|Our "fortunes" from dinner on Saturday.|
In the other world, I still continue on life as a wife. I make dinners (um, from frozen...), I meet with friends, complain about work, I cry at weddings, and laugh at movies. I plan extravagant renovations, obsess over home decor I would love to have in my forever home (but not this one, as though this one doesn't deserve nice things?). I plan to stop eating like crap (see aforementioned frozen food), start exercising *but I hate it so much*, and make a better life for us. I think about what life with children might be like as though it is a foreign concept to me... Because I should know, and yet I don't.
I think what Scott would be like as a father, as the situations he was able to experience with Jack were so severely limited. I think of what it might be like to have Christmas with our children shrieking as they rip open boxes and toss wrapping paper everywhere. I see people interact with their children and think, "I would never", "I totally would", or "that woman is an animal". I dream of reading stories to my children every night, and of recounting their days: "what they ate, who they saw, what they did, and what we're doing tomorrow" as I tuck them into bed.

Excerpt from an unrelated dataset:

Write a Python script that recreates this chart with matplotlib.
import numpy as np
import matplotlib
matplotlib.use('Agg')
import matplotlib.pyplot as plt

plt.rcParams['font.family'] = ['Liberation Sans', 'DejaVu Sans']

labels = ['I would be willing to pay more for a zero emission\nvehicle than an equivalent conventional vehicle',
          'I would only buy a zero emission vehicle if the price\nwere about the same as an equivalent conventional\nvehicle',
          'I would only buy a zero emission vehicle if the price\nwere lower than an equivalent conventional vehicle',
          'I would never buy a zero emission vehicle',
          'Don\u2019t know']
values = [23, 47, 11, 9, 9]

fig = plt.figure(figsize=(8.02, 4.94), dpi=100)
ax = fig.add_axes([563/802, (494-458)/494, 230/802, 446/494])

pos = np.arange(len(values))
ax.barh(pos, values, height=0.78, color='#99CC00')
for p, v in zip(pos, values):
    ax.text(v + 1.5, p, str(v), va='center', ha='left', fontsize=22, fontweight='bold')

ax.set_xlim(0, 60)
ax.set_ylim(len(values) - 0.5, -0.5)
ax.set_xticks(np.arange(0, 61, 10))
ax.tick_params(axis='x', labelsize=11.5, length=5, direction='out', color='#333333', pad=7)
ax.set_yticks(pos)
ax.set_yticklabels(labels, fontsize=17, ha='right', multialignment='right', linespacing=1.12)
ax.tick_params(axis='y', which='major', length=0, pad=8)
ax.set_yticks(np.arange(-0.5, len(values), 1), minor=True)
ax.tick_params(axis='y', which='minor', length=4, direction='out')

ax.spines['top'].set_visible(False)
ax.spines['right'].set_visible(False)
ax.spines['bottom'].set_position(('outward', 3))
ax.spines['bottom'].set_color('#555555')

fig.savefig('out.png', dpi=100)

I'm caught between a world where my life revolves around my son. My son. My son. The one who is no longer with me in body, but fucking right he's with me in spirit... I'm caught between there and the world I still want to explore. The person I still want to be, despite all of this. Despite all of my broken-hearted-"ness". I know at some point the two worlds will collide- a day when it's okay to simultaneously long for my boy, but cherish the family I WILL have... I wonder when this might be? A year after we lost him? Two years? After we have our next baby? The one after that?
Because one day, just maybe, we could be happy?